• Data shown
——

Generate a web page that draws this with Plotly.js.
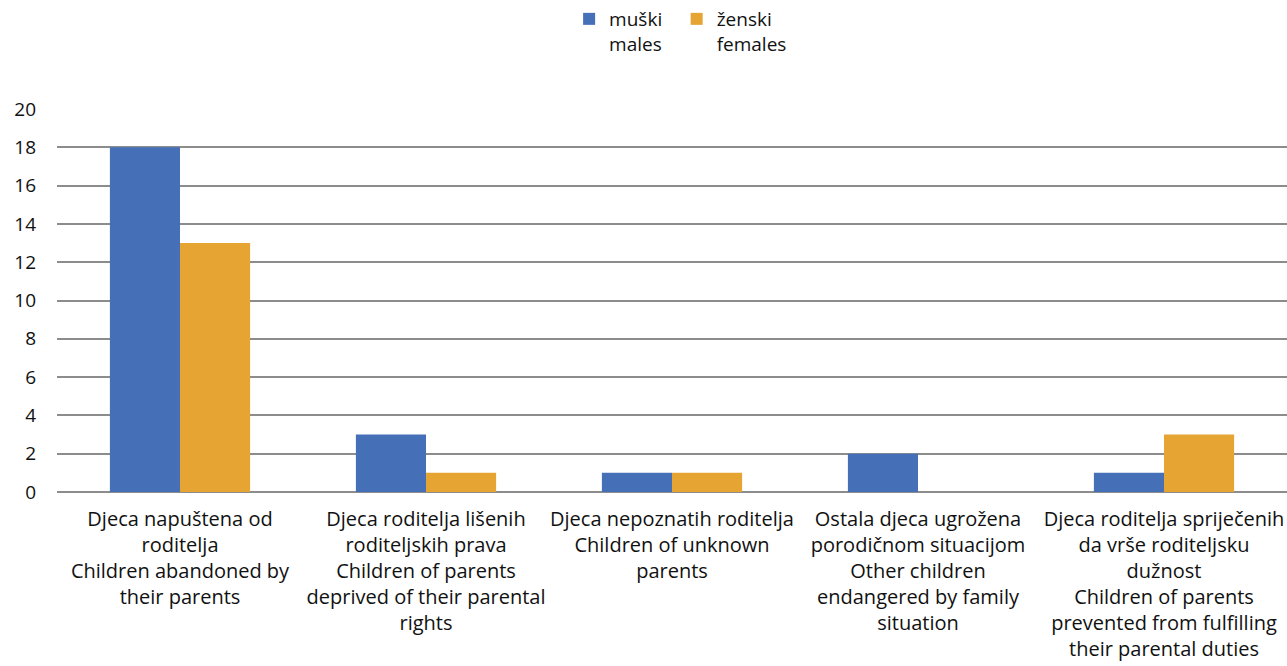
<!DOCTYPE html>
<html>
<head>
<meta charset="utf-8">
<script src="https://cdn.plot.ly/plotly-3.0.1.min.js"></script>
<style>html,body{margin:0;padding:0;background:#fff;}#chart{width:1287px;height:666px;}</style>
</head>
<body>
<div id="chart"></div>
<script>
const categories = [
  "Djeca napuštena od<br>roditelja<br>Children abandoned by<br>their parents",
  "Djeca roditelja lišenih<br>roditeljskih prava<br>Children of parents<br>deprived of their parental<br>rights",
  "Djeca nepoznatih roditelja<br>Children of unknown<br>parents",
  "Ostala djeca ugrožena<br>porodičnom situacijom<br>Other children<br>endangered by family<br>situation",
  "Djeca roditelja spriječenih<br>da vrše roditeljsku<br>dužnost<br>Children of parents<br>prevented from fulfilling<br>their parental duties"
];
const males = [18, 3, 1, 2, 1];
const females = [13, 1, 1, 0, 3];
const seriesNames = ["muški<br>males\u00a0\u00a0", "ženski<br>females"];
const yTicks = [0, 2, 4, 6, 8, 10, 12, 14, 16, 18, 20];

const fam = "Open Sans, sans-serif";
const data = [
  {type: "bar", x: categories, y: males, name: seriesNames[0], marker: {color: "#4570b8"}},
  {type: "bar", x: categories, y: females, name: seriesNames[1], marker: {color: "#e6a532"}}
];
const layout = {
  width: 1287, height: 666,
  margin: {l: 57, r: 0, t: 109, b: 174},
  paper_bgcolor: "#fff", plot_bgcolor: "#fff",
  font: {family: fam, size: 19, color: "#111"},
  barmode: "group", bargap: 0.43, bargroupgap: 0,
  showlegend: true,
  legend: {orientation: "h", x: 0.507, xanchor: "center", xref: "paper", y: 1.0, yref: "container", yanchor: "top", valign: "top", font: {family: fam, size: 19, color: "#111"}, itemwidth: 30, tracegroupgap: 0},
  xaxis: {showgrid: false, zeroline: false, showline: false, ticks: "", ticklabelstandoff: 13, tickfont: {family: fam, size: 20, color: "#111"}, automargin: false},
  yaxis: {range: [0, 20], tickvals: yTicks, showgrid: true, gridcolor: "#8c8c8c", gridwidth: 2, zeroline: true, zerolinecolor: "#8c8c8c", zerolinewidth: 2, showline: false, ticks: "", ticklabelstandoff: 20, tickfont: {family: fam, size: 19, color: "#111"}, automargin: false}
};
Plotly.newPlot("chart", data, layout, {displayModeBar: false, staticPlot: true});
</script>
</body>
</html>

——

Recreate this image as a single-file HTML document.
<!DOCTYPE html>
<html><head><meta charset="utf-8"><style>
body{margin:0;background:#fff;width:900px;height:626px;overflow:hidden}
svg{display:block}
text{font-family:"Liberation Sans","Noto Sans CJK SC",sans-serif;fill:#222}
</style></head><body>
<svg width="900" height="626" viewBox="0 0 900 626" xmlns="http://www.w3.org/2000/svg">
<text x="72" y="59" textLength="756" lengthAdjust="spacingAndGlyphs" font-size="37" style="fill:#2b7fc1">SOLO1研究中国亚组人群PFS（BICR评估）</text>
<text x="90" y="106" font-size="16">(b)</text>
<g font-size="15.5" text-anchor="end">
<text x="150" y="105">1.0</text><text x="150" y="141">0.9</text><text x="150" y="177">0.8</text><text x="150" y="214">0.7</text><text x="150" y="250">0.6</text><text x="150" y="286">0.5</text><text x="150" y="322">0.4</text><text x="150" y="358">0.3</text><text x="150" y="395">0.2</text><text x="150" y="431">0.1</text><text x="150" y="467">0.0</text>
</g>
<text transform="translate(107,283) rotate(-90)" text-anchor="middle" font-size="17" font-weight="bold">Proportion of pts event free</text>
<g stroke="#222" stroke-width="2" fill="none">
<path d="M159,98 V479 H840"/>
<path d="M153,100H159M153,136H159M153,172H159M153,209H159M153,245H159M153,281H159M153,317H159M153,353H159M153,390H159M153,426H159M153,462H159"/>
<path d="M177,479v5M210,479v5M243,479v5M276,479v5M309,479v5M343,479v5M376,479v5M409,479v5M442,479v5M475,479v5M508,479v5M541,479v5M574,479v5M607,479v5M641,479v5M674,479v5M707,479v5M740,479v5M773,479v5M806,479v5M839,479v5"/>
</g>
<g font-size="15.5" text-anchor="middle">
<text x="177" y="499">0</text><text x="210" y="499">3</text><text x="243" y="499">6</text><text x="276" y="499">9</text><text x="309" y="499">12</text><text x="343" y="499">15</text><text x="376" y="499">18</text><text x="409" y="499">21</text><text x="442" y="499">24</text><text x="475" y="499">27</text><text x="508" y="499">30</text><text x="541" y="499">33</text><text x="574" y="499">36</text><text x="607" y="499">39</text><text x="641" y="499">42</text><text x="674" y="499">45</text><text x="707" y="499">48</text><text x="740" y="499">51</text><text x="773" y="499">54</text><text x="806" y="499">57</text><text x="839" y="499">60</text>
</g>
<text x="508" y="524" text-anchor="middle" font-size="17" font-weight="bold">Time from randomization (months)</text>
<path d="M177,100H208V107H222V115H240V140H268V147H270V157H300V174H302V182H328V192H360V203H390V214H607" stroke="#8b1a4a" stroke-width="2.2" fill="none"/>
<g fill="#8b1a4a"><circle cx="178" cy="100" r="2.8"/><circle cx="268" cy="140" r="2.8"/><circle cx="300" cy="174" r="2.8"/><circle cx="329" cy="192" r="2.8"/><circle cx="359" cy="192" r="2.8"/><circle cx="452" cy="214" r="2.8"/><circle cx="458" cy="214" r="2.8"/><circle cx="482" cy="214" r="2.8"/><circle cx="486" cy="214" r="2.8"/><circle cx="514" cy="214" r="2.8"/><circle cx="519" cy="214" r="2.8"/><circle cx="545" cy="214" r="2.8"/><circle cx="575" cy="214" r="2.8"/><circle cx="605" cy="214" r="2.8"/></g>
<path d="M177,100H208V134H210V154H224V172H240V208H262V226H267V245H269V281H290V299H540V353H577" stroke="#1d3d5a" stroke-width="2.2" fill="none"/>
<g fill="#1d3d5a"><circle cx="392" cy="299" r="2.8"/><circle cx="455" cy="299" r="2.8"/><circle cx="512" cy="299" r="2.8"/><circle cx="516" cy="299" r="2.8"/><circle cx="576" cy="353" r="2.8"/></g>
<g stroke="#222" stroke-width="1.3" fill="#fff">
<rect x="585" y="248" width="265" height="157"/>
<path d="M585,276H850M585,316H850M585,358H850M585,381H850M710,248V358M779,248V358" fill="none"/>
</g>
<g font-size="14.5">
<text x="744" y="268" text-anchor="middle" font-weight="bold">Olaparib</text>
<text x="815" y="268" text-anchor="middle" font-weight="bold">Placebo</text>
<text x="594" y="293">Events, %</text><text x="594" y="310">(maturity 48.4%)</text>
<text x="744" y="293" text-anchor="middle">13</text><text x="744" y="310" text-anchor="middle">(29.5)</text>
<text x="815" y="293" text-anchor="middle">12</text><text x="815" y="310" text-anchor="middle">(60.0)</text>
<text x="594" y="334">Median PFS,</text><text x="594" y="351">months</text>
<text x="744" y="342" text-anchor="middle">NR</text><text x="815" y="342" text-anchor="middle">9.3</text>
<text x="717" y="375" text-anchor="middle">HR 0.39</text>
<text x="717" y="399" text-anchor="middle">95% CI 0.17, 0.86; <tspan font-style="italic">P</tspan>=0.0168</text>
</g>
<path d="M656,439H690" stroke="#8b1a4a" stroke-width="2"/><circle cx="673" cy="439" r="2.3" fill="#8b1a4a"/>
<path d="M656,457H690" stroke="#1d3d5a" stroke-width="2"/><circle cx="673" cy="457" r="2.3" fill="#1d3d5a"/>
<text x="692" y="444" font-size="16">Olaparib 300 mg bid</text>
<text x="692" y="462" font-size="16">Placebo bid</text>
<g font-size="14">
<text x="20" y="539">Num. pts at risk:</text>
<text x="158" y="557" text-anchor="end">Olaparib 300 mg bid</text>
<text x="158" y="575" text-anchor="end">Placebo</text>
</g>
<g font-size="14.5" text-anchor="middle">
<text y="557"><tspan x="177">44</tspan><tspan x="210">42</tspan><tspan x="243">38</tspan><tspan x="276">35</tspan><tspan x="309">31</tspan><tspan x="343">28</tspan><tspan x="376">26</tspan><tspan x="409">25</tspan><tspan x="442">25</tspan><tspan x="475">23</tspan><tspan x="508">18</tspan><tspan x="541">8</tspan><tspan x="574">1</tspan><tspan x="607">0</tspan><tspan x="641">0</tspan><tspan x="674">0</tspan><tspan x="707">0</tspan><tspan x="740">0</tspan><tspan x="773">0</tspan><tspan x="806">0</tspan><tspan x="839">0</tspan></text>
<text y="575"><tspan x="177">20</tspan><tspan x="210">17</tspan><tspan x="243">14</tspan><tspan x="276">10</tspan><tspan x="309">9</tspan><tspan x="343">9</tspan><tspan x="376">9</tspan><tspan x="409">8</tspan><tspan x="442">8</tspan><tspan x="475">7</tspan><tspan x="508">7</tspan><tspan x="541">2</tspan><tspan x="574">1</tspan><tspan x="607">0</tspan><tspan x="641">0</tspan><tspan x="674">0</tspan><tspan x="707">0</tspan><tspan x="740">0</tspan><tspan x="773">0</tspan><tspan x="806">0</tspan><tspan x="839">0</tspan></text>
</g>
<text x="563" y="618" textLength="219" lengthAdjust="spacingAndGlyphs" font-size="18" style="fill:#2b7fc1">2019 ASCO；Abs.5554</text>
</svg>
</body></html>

——

• Your instructions
Start at the line above containing "Generate a web" and stop at the line containing "16, 18, 20];": print those lines and everything between them exactly, but not the pictures.

• Exercise response
Generate a web page that draws this with Plotly.js.
<!DOCTYPE html>
<html>
<head>
<meta charset="utf-8">
<script src="https://cdn.plot.ly/plotly-3.0.1.min.js"></script>
<style>html,body{margin:0;padding:0;background:#fff;}#chart{width:1287px;height:666px;}</style>
</head>
<body>
<div id="chart"></div>
<script>
const categories = [
  "Djeca napuštena od<br>roditelja<br>Children abandoned by<br>their parents",
  "Djeca roditelja lišenih<br>roditeljskih prava<br>Children of parents<br>deprived of their parental<br>rights",
  "Djeca nepoznatih roditelja<br>Children of unknown<br>parents",
  "Ostala djeca ugrožena<br>porodičnom situacijom<br>Other children<br>endangered by family<br>situation",
  "Djeca roditelja spriječenih<br>da vrše roditeljsku<br>dužnost<br>Children of parents<br>prevented from fulfilling<br>their parental duties"
];
const males = [18, 3, 1, 2, 1];
const females = [13, 1, 1, 0, 3];
const seriesNames = ["muški<br>males\u00a0\u00a0", "ženski<br>females"];
const yTicks = [0, 2, 4, 6, 8, 10, 12, 14, 16, 18, 20];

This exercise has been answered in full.